* [EXERCISE PROMPT]: In the material below, please retype the lines from the very first through the one with "(719,155) rectangle (1384,446);", exactly and without pictures.

* [INFORMATION PROVIDED]:
------------------------------------

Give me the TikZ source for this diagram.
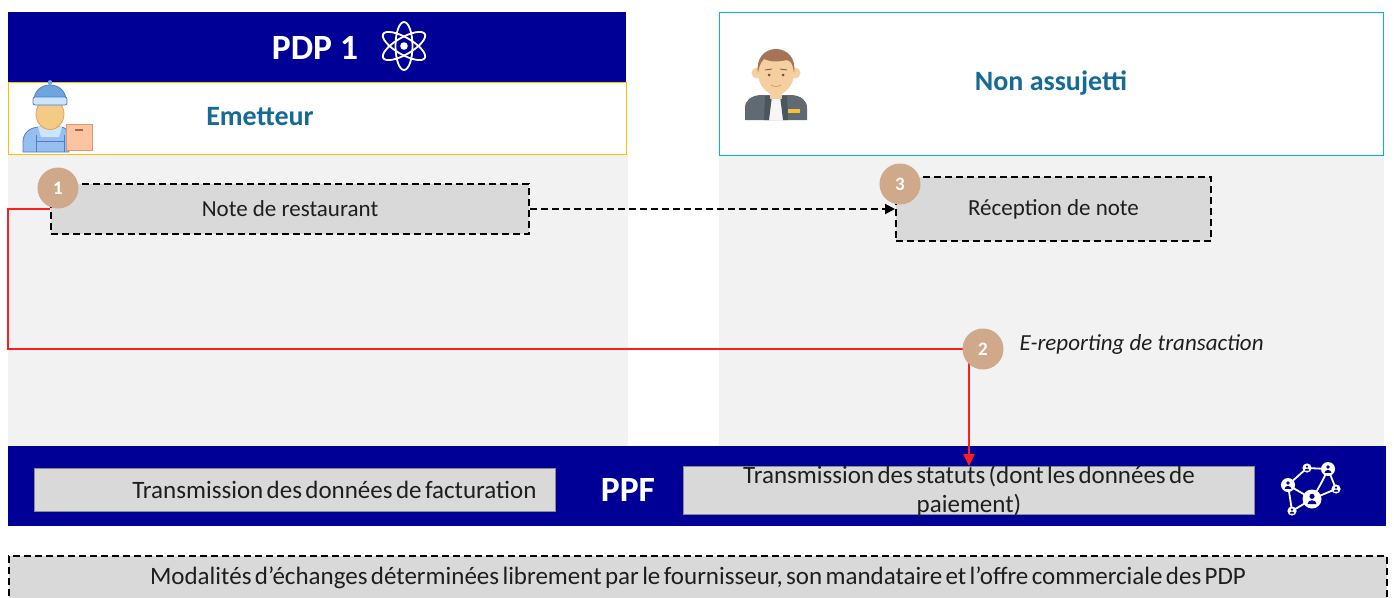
\documentclass[tikz,border=0pt]{standalone}
\usepackage{fontspec}
\setmainfont{Carlito}
\newfontfamily\tightfont{Carlito}[WordSpace=0.6]
\usetikzlibrary{arrows.meta,calc}

\definecolor{navy}{RGB}{0,0,150}
\definecolor{lane}{RGB}{242,242,242}
\definecolor{boxgrey}{RGB}{217,217,217}
\definecolor{rimgrey}{RGB}{140,140,140}
\definecolor{badge}{RGB}{207,169,138}
\definecolor{titleblue}{RGB}{22,106,150}
\definecolor{gold}{RGB}{255,192,0}
\definecolor{sky}{RGB}{0,176,240}
\definecolor{txt}{RGB}{30,30,30}
\definecolor{flowred}{RGB}{255,30,30}
% icon colours
\definecolor{capblue}{RGB}{110,165,225}
\definecolor{capedge}{RGB}{75,125,200}
\definecolor{brim}{RGB}{205,228,250}
\definecolor{overall}{RGB}{150,190,238}
\definecolor{skin}{RGB}{243,203,135}
\definecolor{skinedge}{RGB}{215,165,95}
\definecolor{parcel}{RGB}{252,196,160}
\definecolor{parceledge}{RGB}{225,150,110}
\definecolor{skintwo}{RGB}{245,207,160}
\definecolor{hair}{RGB}{165,115,85}
\definecolor{jacket}{RGB}{95,106,115}
\definecolor{jacketdark}{RGB}{75,85,94}
\definecolor{tag}{RGB}{250,190,60}

\begin{document}
\begin{tikzpicture}[x=1pt,y=-1pt,
  bar/.style={fill=navy, draw=none, inner sep=0pt, anchor=north west},
  stepbox/.style={draw=black, fill=boxgrey, line width=2pt, dash pattern=on 7pt off 4pt,
    inner sep=0pt, anchor=north west, text=txt, font=\fontsize{23}{27}\selectfont},
  ppfbox/.style={draw=rimgrey, fill=boxgrey, line width=1pt, inner sep=0pt,
    anchor=north west, text=txt, font=\tightfont\fontsize{25}{29}\selectfont},
  badgenode/.style={circle, fill=badge, minimum size=41pt, inner sep=0pt, text=white,
    font=\bfseries\fontsize{19}{19}\selectfont},
  heading/.style={text=titleblue, font=\bfseries\fontsize{28}{30}\selectfont},
  bigwhite/.style={text=white, font=\bfseries\fontsize{35.5}{38}\selectfont},
  dashline/.style={black, line width=2pt, dash pattern=on 7pt off 4pt},
  redline/.style={flowred, line width=2pt}
]
\useasboundingbox (0,0) rectangle (1394,597);
\clip (0,0) rectangle (1394,597);

% swim lanes
\fill[lane] (8,154) rectangle (628,446);
\fill[lane] (719,155) rectangle (1384,446);

% PDP 1 header and issuer box
\node[bar, minimum width=618pt, minimum height=70pt] (pdp) at (8,12) {};
\node[bigwhite] (pdptitle) at (315,48) {PDP 1};
\node[draw=gold, fill=white, line width=1pt, inner sep=0pt, anchor=north west,
  minimum width=618pt, minimum height=72pt] (emit) at (8,82) {};
\node[heading] (emittitle) at (260,117) {Emetteur};

% atom symbol
\begin{scope}[white, line width=1.8pt]
  \draw[rotate around={90:(404,46)}] (404,46) ellipse (24 and 8.5);
  \draw[rotate around={30:(404,46)}] (404,46) ellipse (24 and 8.5);
  \draw[rotate around={150:(404,46)}] (404,46) ellipse (24 and 8.5);
  \fill (404,46) circle (3.8);
\end{scope}

% delivery person
\filldraw[fill=overall, draw=capedge, line width=0.8pt]
  (23,152) -- (23,142) .. controls (23,132) and (31,127) .. (40,127)
  -- (60,127) .. controls (66,127) and (69,131) .. (69,138) -- (69,152) -- cycle;
\fill[brim] (38,127) -- (62,127) -- (59,137) -- (41,137) -- cycle;
\draw[capedge, line width=1pt] (36,152) -- (36,135) (64,152) -- (64,135);
\draw[capedge, line width=1pt] (36,141) -- (64,141);
\filldraw[fill=skin, draw=skinedge, line width=0.8pt] (50,114) ellipse (14 and 15.5);
\filldraw[fill=capblue, draw=capedge, line width=0.8pt]
  (34,103) .. controls (32,79) and (68,79) .. (66,103) -- cycle;
\filldraw[fill=brim, draw=capedge, line width=0.8pt, rounded corners=2pt] (33,97) rectangle (67,105);
\fill[capblue] (50,82.5) circle (2.4);
\filldraw[fill=parcel, draw=parceledge, line width=0.8pt] (66,124) rectangle (92,150);
\draw[parceledge!70!black, line width=1.4pt] (75,130) -- (83,130);

% receiver box
\node[draw=sky, fill=white, line width=1.3pt, inner sep=0pt, anchor=north west,
  minimum width=664pt, minimum height=143pt] (recvhead) at (719,12) {};
\node[heading] (recvtitle) at (1051,83) {Non assujetti};

% person in jacket
\fill[jacket] (745,120) -- (745,108) .. controls (745,100) and (751,96) .. (760,95)
  -- (792,95) .. controls (801,96) and (807,100) .. (807,108) -- (807,120) -- cycle;
\fill[white!93!gray] (767,96) -- (785,96) -- (784,120) -- (768,120) -- cycle;
\fill[jacketdark] (765,96) -- (772,96) -- (769,120) -- (764,120) -- cycle;
\fill[jacketdark] (780,96) -- (787,96) -- (788,120) -- (783,120) -- cycle;
\fill[tag] (788,109) rectangle (800,113);
\fill[skintwo] (770,86) rectangle (782,99);
\fill[skintwo] (757,73) circle (5.5);
\fill[skintwo] (795,73) circle (5.5);
\fill[skintwo] (776,73) ellipse (18 and 21.5);
\fill[hair] (758,73) .. controls (753,41) and (799,41) .. (794,73)
  .. controls (793,64) and (791,61) .. (787,60)
  .. controls (778,62) and (770,62) .. (764,59)
  .. controls (761,62) and (759,66) .. (758,73) -- cycle;
\fill[hair!70!black] (769,75) circle (1.5) (783,75) circle (1.5);
\draw[hair!80!black, line width=0.9pt] (765,70) -- (772,69) (780,69) -- (787,70);
\draw[skinedge, line width=0.9pt] (771,85) .. controls (774,87) and (778,87) .. (781,85);

% step boxes
\node[stepbox, minimum width=478pt, minimum height=50pt] (note) at (50,183) {Note de restaurant};
\node[stepbox, minimum width=315pt, minimum height=64pt] (recv) at (895,176) {Réception de note};

% PPF bar
\node[bar, minimum width=1378pt, minimum height=80pt] (ppf) at (8,446) {};
\node[bigwhite] (ppftitle) at (628,490) {PPF};
\node[ppfbox, minimum height=43pt, text width=483pt, align=flush right, inner xsep=19pt]
  (billing) at (34,468) {Transmission des données de facturation};
\node[ppfbox, minimum width=571pt, minimum height=48pt] (status) at (683,466) {};
\node[text=txt, align=center, font=\tightfont\fontsize{25}{29}\selectfont] (statustext)
  at (status.center) {Transmission des statuts (dont les données de\\paiement)};

% network symbol
\begin{scope}
  \coordinate (na) at (1307,468);
  \coordinate (nb) at (1328,469);
  \coordinate (nc) at (1288,485);
  \coordinate (nd) at (1336,489);
  \coordinate (ne) at (1312,499);
  \coordinate (nf) at (1292,511);
  \draw[white, line width=1.8pt] (na) -- (nb) (na) -- (nc) (nb) -- (nd) (nd) -- (ne)
    (nb) .. controls (1322,482) .. (ne) (nc) -- (ne) (nc) -- (nf) (nf) -- (ne);
  \foreach \p/\r in {na/4.6, nb/7, nc/7, nd/4.6, ne/9.5, nf/4.6} {
    \fill[white] (\p) circle (\r);
    \fill[navy] ($(\p)+(0,-0.28*\r)$) circle (0.27*\r);
    \fill[navy] ($(\p)+(-0.48*\r,0.55*\r)$)
      arc[start angle=180, end angle=360, x radius=0.48*\r, y radius=0.42*\r] -- cycle;
  }
\end{scope}

% flows
\draw[dashline, -{Triangle[length=10pt,width=10pt]}] (note.east) -- (recv.west);
\coordinate (turn) at (8,349);
\draw[redline, -{Triangle[length=12pt,width=11pt]}] (note.west) -| (turn) -| (status.north);

% step numbers
\node[badgenode] (b1) at (58,188) {1};
\node[badgenode] (b3) at (900,184) {3};
\node[badgenode] (b2) at (983,349) {2};
\node[anchor=west, text=txt, font=\itshape\fontsize{23}{26}\selectfont] (ereport)
  at (1016,344) {E-reporting de transaction};

% footer note
\node[stepbox, minimum width=1378pt, minimum height=60pt] (footer) at (8,555) {};
\node[text=txt, font=\tightfont\fontsize{25}{29}\selectfont] (footertext) at (698,578)
  {Modalités d’échanges déterminées librement par le fournisseur, son mandataire et l’offre commerciale des PDP};
\end{tikzpicture}
\end{document}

------------------------------------

* [TASK RESULT]:
Give me the TikZ source for this diagram.
\documentclass[tikz,border=0pt]{standalone}
\usepackage{fontspec}
\setmainfont{Carlito}
\newfontfamily\tightfont{Carlito}[WordSpace=0.6]
\usetikzlibrary{arrows.meta,calc}

\definecolor{navy}{RGB}{0,0,150}
\definecolor{lane}{RGB}{242,242,242}
\definecolor{boxgrey}{RGB}{217,217,217}
\definecolor{rimgrey}{RGB}{140,140,140}
\definecolor{badge}{RGB}{207,169,138}
\definecolor{titleblue}{RGB}{22,106,150}
\definecolor{gold}{RGB}{255,192,0}
\definecolor{sky}{RGB}{0,176,240}
\definecolor{txt}{RGB}{30,30,30}
\definecolor{flowred}{RGB}{255,30,30}
% icon colours
\definecolor{capblue}{RGB}{110,165,225}
\definecolor{capedge}{RGB}{75,125,200}
\definecolor{brim}{RGB}{205,228,250}
\definecolor{overall}{RGB}{150,190,238}
\definecolor{skin}{RGB}{243,203,135}
\definecolor{skinedge}{RGB}{215,165,95}
\definecolor{parcel}{RGB}{252,196,160}
\definecolor{parceledge}{RGB}{225,150,110}
\definecolor{skintwo}{RGB}{245,207,160}
\definecolor{hair}{RGB}{165,115,85}
\definecolor{jacket}{RGB}{95,106,115}
\definecolor{jacketdark}{RGB}{75,85,94}
\definecolor{tag}{RGB}{250,190,60}

\begin{document}
\begin{tikzpicture}[x=1pt,y=-1pt,
  bar/.style={fill=navy, draw=none, inner sep=0pt, anchor=north west},
  stepbox/.style={draw=black, fill=boxgrey, line width=2pt, dash pattern=on 7pt off 4pt,
    inner sep=0pt, anchor=north west, text=txt, font=\fontsize{23}{27}\selectfont},
  ppfbox/.style={draw=rimgrey, fill=boxgrey, line width=1pt, inner sep=0pt,
    anchor=north west, text=txt, font=\tightfont\fontsize{25}{29}\selectfont},
  badgenode/.style={circle, fill=badge, minimum size=41pt, inner sep=0pt, text=white,
    font=\bfseries\fontsize{19}{19}\selectfont},
  heading/.style={text=titleblue, font=\bfseries\fontsize{28}{30}\selectfont},
  bigwhite/.style={text=white, font=\bfseries\fontsize{35.5}{38}\selectfont},
  dashline/.style={black, line width=2pt, dash pattern=on 7pt off 4pt},
  redline/.style={flowred, line width=2pt}
]
\useasboundingbox (0,0) rectangle (1394,597);
\clip (0,0) rectangle (1394,597);

% swim lanes
\fill[lane] (8,154) rectangle (628,446);
\fill[lane] (719,155) rectangle (1384,446);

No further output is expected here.